Write out nothing but the lines from the one containing "Clone this chart in Apache ECharts." through the last line below, both included, and without the pictures.

[Stored dataset items]
+++++

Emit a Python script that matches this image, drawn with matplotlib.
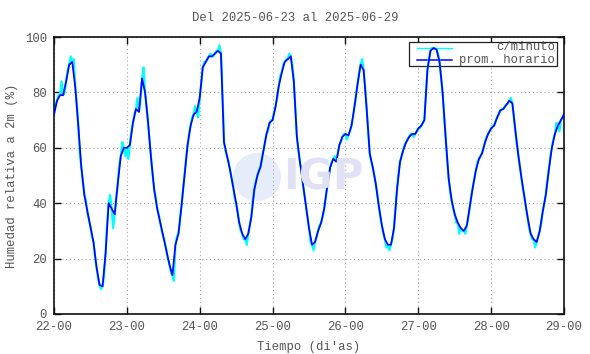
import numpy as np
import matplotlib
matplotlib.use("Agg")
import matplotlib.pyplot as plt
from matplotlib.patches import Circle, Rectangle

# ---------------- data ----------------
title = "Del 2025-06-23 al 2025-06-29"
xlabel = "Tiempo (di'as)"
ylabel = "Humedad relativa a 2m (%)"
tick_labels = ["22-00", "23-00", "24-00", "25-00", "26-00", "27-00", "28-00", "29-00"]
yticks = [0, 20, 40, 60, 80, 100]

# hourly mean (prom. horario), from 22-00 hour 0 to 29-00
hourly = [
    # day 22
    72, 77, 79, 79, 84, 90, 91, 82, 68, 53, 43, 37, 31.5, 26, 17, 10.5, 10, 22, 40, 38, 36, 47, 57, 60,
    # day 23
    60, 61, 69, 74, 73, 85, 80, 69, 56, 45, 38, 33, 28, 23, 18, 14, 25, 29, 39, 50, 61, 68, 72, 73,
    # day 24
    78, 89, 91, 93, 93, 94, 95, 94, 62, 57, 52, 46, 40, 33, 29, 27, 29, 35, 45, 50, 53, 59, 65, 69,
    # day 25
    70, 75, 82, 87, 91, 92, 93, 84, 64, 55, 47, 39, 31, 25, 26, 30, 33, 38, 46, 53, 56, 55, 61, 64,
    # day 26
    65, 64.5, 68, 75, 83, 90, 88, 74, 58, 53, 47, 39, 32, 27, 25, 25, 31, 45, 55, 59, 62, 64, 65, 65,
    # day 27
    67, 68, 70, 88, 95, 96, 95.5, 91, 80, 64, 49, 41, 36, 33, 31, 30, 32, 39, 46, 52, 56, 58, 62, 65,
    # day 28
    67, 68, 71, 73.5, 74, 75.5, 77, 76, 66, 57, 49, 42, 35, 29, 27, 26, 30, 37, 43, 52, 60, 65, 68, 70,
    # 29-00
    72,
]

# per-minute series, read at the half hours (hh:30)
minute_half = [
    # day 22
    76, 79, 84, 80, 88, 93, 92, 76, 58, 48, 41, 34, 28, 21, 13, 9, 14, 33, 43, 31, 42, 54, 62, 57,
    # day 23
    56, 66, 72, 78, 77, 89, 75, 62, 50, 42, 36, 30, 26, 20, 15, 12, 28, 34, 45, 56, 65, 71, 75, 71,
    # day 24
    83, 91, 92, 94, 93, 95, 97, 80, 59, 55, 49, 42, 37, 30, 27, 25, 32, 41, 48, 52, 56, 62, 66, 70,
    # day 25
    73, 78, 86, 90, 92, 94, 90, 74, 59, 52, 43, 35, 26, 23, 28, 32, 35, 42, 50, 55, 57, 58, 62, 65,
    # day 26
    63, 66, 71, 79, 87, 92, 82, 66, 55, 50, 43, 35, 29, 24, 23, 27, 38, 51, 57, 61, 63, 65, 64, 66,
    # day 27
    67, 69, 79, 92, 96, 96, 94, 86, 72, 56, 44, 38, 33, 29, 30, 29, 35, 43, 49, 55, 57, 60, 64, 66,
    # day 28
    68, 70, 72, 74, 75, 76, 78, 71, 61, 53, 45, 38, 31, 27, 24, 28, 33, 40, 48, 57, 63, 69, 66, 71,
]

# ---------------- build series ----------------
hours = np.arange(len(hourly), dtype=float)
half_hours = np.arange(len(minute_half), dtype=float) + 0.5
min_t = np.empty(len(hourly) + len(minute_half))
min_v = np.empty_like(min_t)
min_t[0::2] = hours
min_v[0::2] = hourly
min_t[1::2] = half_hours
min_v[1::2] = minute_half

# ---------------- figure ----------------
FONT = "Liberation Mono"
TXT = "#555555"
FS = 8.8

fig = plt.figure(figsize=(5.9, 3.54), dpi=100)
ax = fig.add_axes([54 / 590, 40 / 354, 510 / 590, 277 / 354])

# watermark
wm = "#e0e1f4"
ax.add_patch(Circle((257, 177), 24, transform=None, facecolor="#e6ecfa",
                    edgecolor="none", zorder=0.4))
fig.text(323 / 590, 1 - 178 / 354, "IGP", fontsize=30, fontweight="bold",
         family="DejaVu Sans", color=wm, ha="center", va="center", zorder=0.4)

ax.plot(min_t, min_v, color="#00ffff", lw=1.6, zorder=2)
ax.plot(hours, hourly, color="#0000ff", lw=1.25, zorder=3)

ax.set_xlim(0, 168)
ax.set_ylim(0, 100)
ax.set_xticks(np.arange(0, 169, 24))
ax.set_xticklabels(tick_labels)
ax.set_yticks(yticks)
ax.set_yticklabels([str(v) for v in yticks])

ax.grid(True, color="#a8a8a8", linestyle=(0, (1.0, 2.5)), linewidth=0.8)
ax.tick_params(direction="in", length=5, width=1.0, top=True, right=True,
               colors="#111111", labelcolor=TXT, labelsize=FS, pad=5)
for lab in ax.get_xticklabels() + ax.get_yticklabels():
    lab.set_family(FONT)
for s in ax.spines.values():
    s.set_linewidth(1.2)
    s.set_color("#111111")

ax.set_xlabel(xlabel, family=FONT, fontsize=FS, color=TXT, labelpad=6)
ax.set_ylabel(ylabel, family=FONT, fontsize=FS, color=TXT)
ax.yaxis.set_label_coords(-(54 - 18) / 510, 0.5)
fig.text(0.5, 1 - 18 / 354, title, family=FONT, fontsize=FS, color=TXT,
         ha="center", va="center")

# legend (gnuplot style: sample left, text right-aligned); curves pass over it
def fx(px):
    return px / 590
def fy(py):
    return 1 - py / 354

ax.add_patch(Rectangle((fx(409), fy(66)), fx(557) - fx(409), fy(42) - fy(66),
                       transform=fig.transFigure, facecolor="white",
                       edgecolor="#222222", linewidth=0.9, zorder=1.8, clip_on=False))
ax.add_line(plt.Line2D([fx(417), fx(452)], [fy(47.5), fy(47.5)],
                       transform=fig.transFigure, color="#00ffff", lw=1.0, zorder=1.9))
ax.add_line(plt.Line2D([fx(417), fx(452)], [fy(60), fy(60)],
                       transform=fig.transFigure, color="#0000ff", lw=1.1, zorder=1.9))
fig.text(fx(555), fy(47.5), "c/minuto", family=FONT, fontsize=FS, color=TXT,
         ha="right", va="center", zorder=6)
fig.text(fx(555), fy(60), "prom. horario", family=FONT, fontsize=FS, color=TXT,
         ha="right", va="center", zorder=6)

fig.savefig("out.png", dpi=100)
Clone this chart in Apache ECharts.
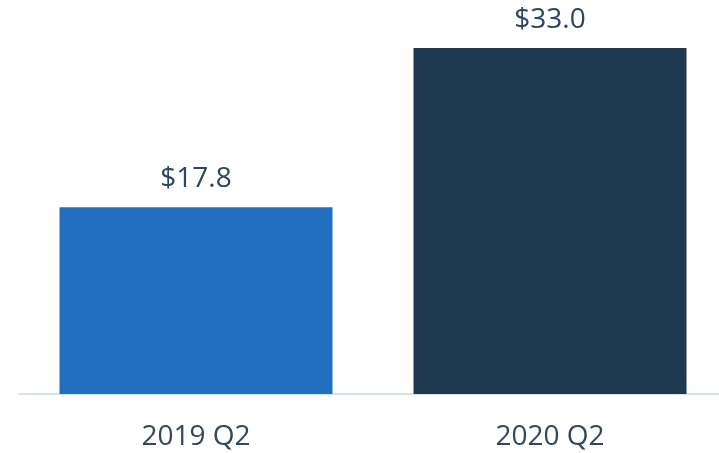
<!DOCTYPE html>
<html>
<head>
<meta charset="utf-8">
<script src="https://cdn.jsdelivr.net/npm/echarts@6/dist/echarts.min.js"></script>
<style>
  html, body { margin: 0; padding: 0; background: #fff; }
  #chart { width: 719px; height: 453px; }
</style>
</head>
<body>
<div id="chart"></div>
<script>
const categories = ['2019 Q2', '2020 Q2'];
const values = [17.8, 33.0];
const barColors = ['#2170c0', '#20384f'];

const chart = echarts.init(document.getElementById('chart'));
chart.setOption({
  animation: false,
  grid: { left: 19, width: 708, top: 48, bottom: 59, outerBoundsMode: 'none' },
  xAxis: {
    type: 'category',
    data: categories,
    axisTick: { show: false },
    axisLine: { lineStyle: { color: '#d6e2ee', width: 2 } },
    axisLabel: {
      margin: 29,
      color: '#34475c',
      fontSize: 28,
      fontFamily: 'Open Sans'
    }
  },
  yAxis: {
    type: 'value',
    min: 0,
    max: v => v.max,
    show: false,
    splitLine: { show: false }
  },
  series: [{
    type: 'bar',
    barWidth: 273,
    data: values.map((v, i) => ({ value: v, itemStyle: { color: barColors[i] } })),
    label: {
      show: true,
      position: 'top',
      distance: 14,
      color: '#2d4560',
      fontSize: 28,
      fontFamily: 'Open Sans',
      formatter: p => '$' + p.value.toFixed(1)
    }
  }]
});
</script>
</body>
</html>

+++++

> **ANSWER IN FULL**
Clone this chart in Apache ECharts.
<!DOCTYPE html>
<html>
<head>
<meta charset="utf-8">
<script src="https://cdn.jsdelivr.net/npm/echarts@6/dist/echarts.min.js"></script>
<style>
  html, body { margin: 0; padding: 0; background: #fff; }
  #chart { width: 719px; height: 453px; }
</style>
</head>
<body>
<div id="chart"></div>
<script>
const categories = ['2019 Q2', '2020 Q2'];
const values = [17.8, 33.0];
const barColors = ['#2170c0', '#20384f'];

const chart = echarts.init(document.getElementById('chart'));
chart.setOption({
  animation: false,
  grid: { left: 19, width: 708, top: 48, bottom: 59, outerBoundsMode: 'none' },
  xAxis: {
    type: 'category',
    data: categories,
    axisTick: { show: false },
    axisLine: { lineStyle: { color: '#d6e2ee', width: 2 } },
    axisLabel: {
      margin: 29,
      color: '#34475c',
      fontSize: 28,
      fontFamily: 'Open Sans'
    }
  },
  yAxis: {
    type: 'value',
    min: 0,
    max: v => v.max,
    show: false,
    splitLine: { show: false }
  },
  series: [{
    type: 'bar',
    barWidth: 273,
    data: values.map((v, i) => ({ value: v, itemStyle: { color: barColors[i] } })),
    label: {
      show: true,
      position: 'top',
      distance: 14,
      color: '#2d4560',
      fontSize: 28,
      fontFamily: 'Open Sans',
      formatter: p => '$' + p.value.toFixed(1)
    }
  }]
});
</script>
</body>
</html>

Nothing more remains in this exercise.